ARTICLE
18 January 2016

Turkey Aligns Its Prospectus With EU Standards

EA
Esin Attorney Partnership

Contributor

Esin Attorney Partnership, a member firm of Baker & McKenzie International, has long been a leading provider of legal services in the Turkish market. We have a total of nearly 140 staff, including over 90 lawyers, serving some of the largest Turkish and multinational corporations. Our clients benefit from on-the-ground assistance that reflects a deep understanding of the country's legal, regulatory and commercial practices, while also having access to the full-service, international and foreign law advice of the world's leading global law firm. We help our clients capture and optimize opportunities in Turkey's dynamic market, including the key growth areas of mergers and acquisitions, infrastructure development, private equity and real estate.
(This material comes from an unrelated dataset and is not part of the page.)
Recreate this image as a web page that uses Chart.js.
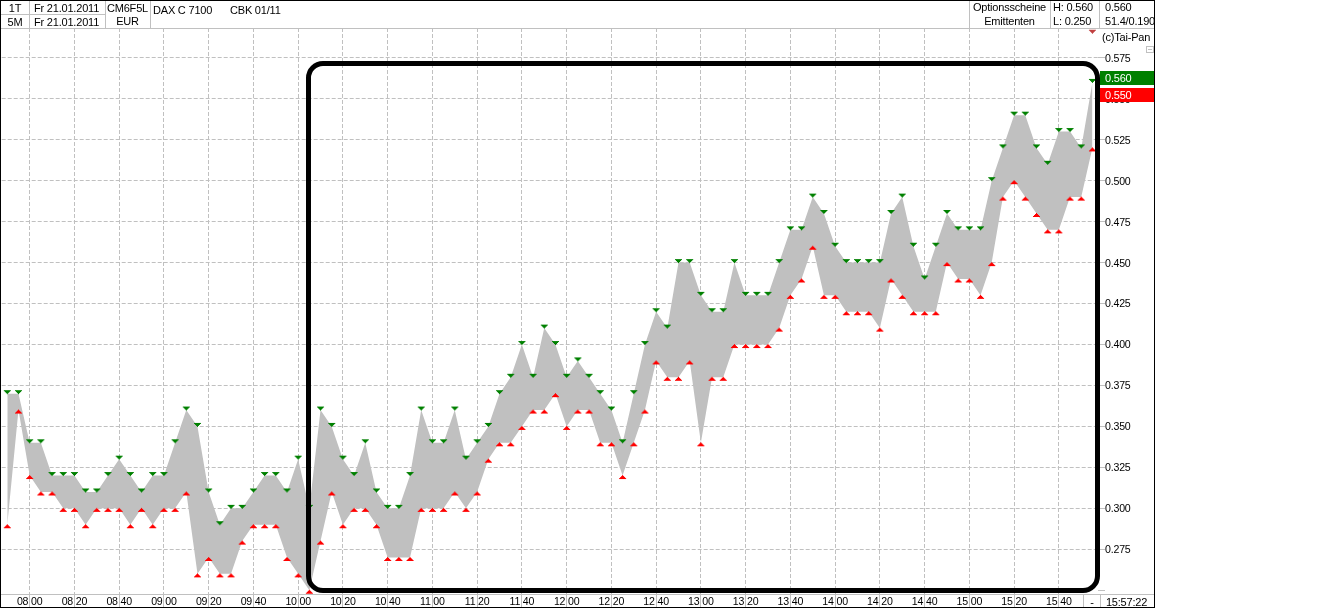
<!DOCTYPE html>
<html>
<head>
<meta charset="utf-8">
<title>DAX C 7100</title>
<script src="https://cdn.jsdelivr.net/npm/chart.js@4/dist/chart.umd.js"></script>
<style>
    html, body { margin: 0; padding: 0; background: #fff; }
    #wrap { position: relative; width: 1323px; height: 609px; overflow: hidden; font: 11px "Liberation Sans", Arial, sans-serif; letter-spacing: -0.2px; color: #000; }
    #chart { position: absolute; left: 0; top: 0; }
    .t { position: absolute; white-space: nowrap; line-height: 14px; height: 14px; }
    .c { text-align: center; }
    .v { position: absolute; width: 1px; background: #c0c0c0; }
    .h { position: absolute; height: 1px; background: #c0c0c0; }
    #frame { position: absolute; left: 0; top: 0; width: 1153px; height: 606px; border: 1px solid #000; }
    #box { position: absolute; left: 306px; top: 61px; width: 784px; height: 522px; border: 5px solid #000; border-radius: 17px; }
    .badge { position: absolute; left: 1100px; width: 54px; height: 14px; line-height: 14px; color: #fff; text-indent: 5px; }
    #fold { position: absolute; left: 1146px; top: 46px; width: 6px; height: 5px; border: 1px solid #c0c0c0; background: linear-gradient(#c0c0c0, #c0c0c0) center / 4px 1px no-repeat; }
</style>
</head>
<body>
<div id="wrap">
    <canvas id="chart" width="1323" height="609"></canvas>

    <div class="h" style="left:0;top:28px;width:1155px"></div>
    <div class="h" style="left:0;top:14px;width:105px"></div>
    <div class="h" style="left:0;top:594px;width:1155px"></div>
    <div class="v" style="left:29px;top:0;height:28px"></div>
    <div class="v" style="left:105px;top:0;height:28px"></div>
    <div class="v" style="left:150px;top:0;height:28px"></div>
    <div class="v" style="left:969px;top:0;height:28px"></div>
    <div class="v" style="left:1050px;top:0;height:28px"></div>
    <div class="v" style="left:1099px;top:0;height:28px"></div>
    <div class="v" style="left:1083px;top:594px;height:14px"></div>
    <div class="v" style="left:1100px;top:594px;height:14px"></div>

    <div class="t c" style="left:1px;top:1px;width:28px">1T</div>
    <div class="t c" style="left:1px;top:15px;width:28px">5M</div>
    <div class="t" style="left:34px;top:1px">Fr 21.01.2011</div>
    <div class="t" style="left:34px;top:15px">Fr 21.01.2011</div>
    <div class="t c" style="left:105px;top:1px;width:45px">CM6F5L</div>
    <div class="t c" style="left:105px;top:14px;width:45px">EUR</div>
    <div class="t" style="left:153px;top:3px">DAX C 7100</div>
    <div class="t" style="left:230px;top:3px">CBK 01/11</div>
    <div class="t c" style="left:969px;top:0;width:81px">Optionsscheine</div>
    <div class="t c" style="left:969px;top:14px;width:81px">Emittenten</div>
    <div class="t" style="left:1053px;top:0">H: 0.560</div>
    <div class="t" style="left:1053px;top:14px">L: 0.250</div>
    <div class="t" style="left:1105px;top:0">0.560</div>
    <div class="t" style="left:1105px;top:14px;width:49px;overflow:hidden">51.4/0.190</div>
    <div class="t" style="left:1102px;top:30px">(c)Tai-Pan</div>
    <div id="fold"></div>

    <div class="badge" style="top:71px;background:#008000">0.560</div>
    <div class="badge" style="top:88px;background:#ff0000">0.550</div>

    <div class="t c" style="left:1084px;top:595px;width:16px">-</div>
    <div class="t c" style="left:1100px;top:595px;width:53px">15:57:22</div>

    <div id="box"></div>
    <div id="frame"></div>
</div>

<script>
// 5 minute bars, 21.01.2011
const categories = [
    '07:50', '07:55', '08:00', '08:05', '08:10', '08:15', '08:20', '08:25', '08:30', '08:35',
    '08:40', '08:45', '08:50', '08:55', '09:00', '09:05', '09:10', '09:15', '09:20', '09:25',
    '09:30', '09:35', '09:40', '09:45', '09:50', '09:55', '10:00', '10:05', '10:10', '10:15',
    '10:20', '10:25', '10:30', '10:35', '10:40', '10:45', '10:50', '10:55', '11:00', '11:05',
    '11:10', '11:15', '11:20', '11:25', '11:30', '11:35', '11:40', '11:45', '11:50', '11:55',
    '12:00', '12:05', '12:10', '12:15', '12:20', '12:25', '12:30', '12:35', '12:40', '12:45',
    '12:50', '12:55', '13:00', '13:05', '13:10', '13:15', '13:20', '13:25', '13:30', '13:35',
    '13:40', '13:45', '13:50', '13:55', '14:00', '14:05', '14:10', '14:15', '14:20', '14:25',
    '14:30', '14:35', '14:40', '14:45', '14:50', '14:55', '15:00', '15:05', '15:10', '15:15',
    '15:20', '15:25', '15:30', '15:35', '15:40', '15:45', '15:50', '15:55'
];

const highs = [
    0.37, 0.37, 0.34, 0.34, 0.32, 0.32, 0.32, 0.31, 0.31, 0.32,
    0.33, 0.32, 0.31, 0.32, 0.32, 0.34, 0.36, 0.35, 0.31, 0.29,
    0.30, 0.30, 0.31, 0.32, 0.32, 0.31, 0.33, 0.30, 0.36, 0.35,
    0.33, 0.32, 0.34, 0.31, 0.30, 0.30, 0.32, 0.36, 0.34, 0.34,
    0.36, 0.33, 0.34, 0.35, 0.37, 0.38, 0.40, 0.38, 0.41, 0.40,
    0.38, 0.39, 0.38, 0.37, 0.36, 0.34, 0.37, 0.40, 0.42, 0.41,
    0.45, 0.45, 0.43, 0.42, 0.42, 0.45, 0.43, 0.43, 0.43, 0.45,
    0.47, 0.47, 0.49, 0.48, 0.46, 0.45, 0.45, 0.45, 0.45, 0.48,
    0.49, 0.46, 0.44, 0.46, 0.48, 0.47, 0.47, 0.47, 0.50, 0.52,
    0.54, 0.54, 0.52, 0.51, 0.53, 0.53, 0.52, 0.56
];

const lows = [
    0.29, 0.36, 0.32, 0.31, 0.31, 0.30, 0.30, 0.29, 0.30, 0.30,
    0.30, 0.29, 0.30, 0.29, 0.30, 0.30, 0.31, 0.26, 0.27, 0.26,
    0.26, 0.28, 0.29, 0.29, 0.29, 0.27, 0.26, 0.25, 0.28, 0.31,
    0.29, 0.30, 0.30, 0.29, 0.27, 0.27, 0.27, 0.30, 0.30, 0.30,
    0.31, 0.30, 0.31, 0.33, 0.34, 0.34, 0.35, 0.36, 0.36, 0.37,
    0.35, 0.36, 0.36, 0.34, 0.34, 0.32, 0.34, 0.36, 0.39, 0.38,
    0.38, 0.39, 0.34, 0.38, 0.38, 0.40, 0.40, 0.40, 0.40, 0.41,
    0.43, 0.44, 0.46, 0.43, 0.43, 0.42, 0.42, 0.42, 0.41, 0.44,
    0.43, 0.42, 0.42, 0.42, 0.45, 0.44, 0.44, 0.43, 0.45, 0.49,
    0.50, 0.49, 0.48, 0.47, 0.47, 0.49, 0.49, 0.52
];

// off-scale marker at the top of the last bar
const lastMarkIndex = 97;
const lastMarkValue = 0.590;

const tickTimes = [
    '08:00', '08:20', '08:40', '09:00', '09:20', '09:40', '10:00', '10:20', '10:40', '11:00',
    '11:20', '11:40', '12:00', '12:20', '12:40', '13:00', '13:20', '13:40', '14:00', '14:20',
    '14:40', '15:00', '15:20', '15:40'
];

// marker sits entirely on one side of its value, so the image is padded to keep the tip centred
function makeMarker(color, pointsUp) {
    const c = document.createElement('canvas');
    c.width = 9;
    c.height = 9;
    const g = c.getContext('2d');
    g.fillStyle = color;
    for (let r = 0; r < 4; r++) {
        // stepped rows 1, 3, 5, 7 pixels wide counted from the tip
        g.fillRect(4 - r, pointsUp ? 4 + r : 4 - r, 2 * r + 1, 1);
    }
    return c;
}

const GRID = '#c0c0c0';
const FILL = '#c0c0c0';

new Chart(document.getElementById('chart').getContext('2d'), {
    type: 'line',
    data: {
        labels: categories,
        datasets: [
            {
                label: 'High',
                data: highs,
                borderWidth: 0,
                backgroundColor: FILL,
                fill: '+1',
                tension: 0,
                pointStyle: makeMarker('#008000', false),
                pointRadius: 4,
                clip: false
            },
            {
                label: 'Low',
                data: lows,
                borderWidth: 0,
                fill: false,
                tension: 0,
                pointStyle: makeMarker('#ff0000', true),
                pointRadius: 4,
                clip: false
            },
            {
                label: 'Last',
                data: categories.map((_, i) => (i === lastMarkIndex ? lastMarkValue : null)),
                showLine: false,
                fill: false,
                pointStyle: makeMarker('#c04040', false),
                pointRadius: 4,
                clip: false
            }
        ]
    },
    options: {
        responsive: false,
        animation: false,
        events: [],
        layout: { autoPadding: false, padding: { left: 1.7, top: 28, right: 0, bottom: 0 } },
        plugins: {
            legend: { display: false },
            tooltip: { enabled: false },
            // fill goes under all markers, not just those of its own dataset
            filler: { drawTime: 'beforeDatasetsDraw' }
        },
        scales: {
            x: {
                offset: true,
                afterBuildTicks: axis => {
                    axis.ticks = axis.ticks.filter(t => tickTimes.includes(categories[t.value]));
                },
                afterFit: axis => {
                    axis.height = 15;
                    axis.paddingLeft = 0;
                    axis.paddingRight = 0;
                },
                border: { display: false, dash: [4, 2] },
                grid: {
                    color: GRID,
                    tickBorderDash: [],
                    tickColor: GRID,
                    tickLength: 14,
                    offset: false
                },
                ticks: {
                    autoSkip: false,
                    maxRotation: 0,
                    padding: -12,
                    color: '#000',
                    font: { family: '"Liberation Sans"', size: 10.6 },
                    callback: function (value) {
                        return categories[value].replace(':', ' ');
                    }
                }
            },
            y: {
                position: 'right',
                min: 0.2477,
                max: 0.5932,
                afterFit: axis => { axis.width = 225; },
                border: { display: false, dash: [4, 2] },
                grid: {
                    // the 0.250 line keeps only its tick stub
                    color: c => (c.tick && c.tick.value < 0.26 ? 'rgba(0,0,0,0)' : GRID),
                    tickBorderDash: [],
                    tickColor: GRID,
                    tickLength: 7
                },
                ticks: {
                    stepSize: 0.025,
                    includeBounds: false,
                    padding: 0,
                    labelOffset: 1,
                    color: '#000',
                    font: { family: '"Liberation Sans"', size: 10.6 },
                    callback: function (value) {
                        return value < 0.26 ? '' : value.toFixed(3);
                    }
                }
            }
        }
    }
});
</script>
</body>
</html>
In addition, we are one of the few firms that can offer services in areas such as compliance, tax, employment, and competition law — vital for companies doing business in Turkey.
On January 12, 2016, the Capital Markets Board (the "CMB") introduced new disclosure requirements to its equity offering prospectus format.
Turkey Corporate/Commercial Law

On January 12, 2016, the Capital Markets Board (the "CMB") introduced new disclosure requirements to its equity offering prospectus format and specified disclosure requirements regarding taxation and material agreements to obtain equivalency from the European Securities and Markets Authority:

  • Institutions preparing expert reports (e.g., audit reports, valuation reports and rating reports) must now include a declaration in the prospectus stating that (i) the information contained in the expert reports is true based on the information they have been given, and (ii) the institution has taken due care to avoid any material misrepresentations.
  • The section numbering and format of the prospectus' summary is now fully aligned with European Securities and Markets Authority standards.
  • Issuers must now disclose family relationships between shareholders holding 5% or more of its capital.
  • The disclosure requirement under the material agreements section of the prospectus has been clarified to include all material agreements entered into within the last two years, except agreements executed during the course of ordinary business.
  • The requirements for the prospectus' taxation section have been clarified to include taxation rules in relation to (i) the sale and/or disposal of shares, (ii) dividend distribution, and (iii) withholding rules of income derived from shares and whether the issuer is liable for withholding to be applied if the issuer's headquarters and offering takes place in different jurisdictions.
  • Selling shareholders and/or issuers are now required to specifically disclose the terms and conditions (e.g., duration, jurisdictional limitations) of the use of the prospectus and sale of shares following the offering.

Conclusion

The CMB's ongoing harmonization of its capital markets rules with the EU's demonstrates Turkey's efforts to attract international investors and strengthen and deepen its capital markets. The new prospectus rules also reflect the CMB's efforts to prescribe country-specific rules, such as the disclosure requirement for related shareholders.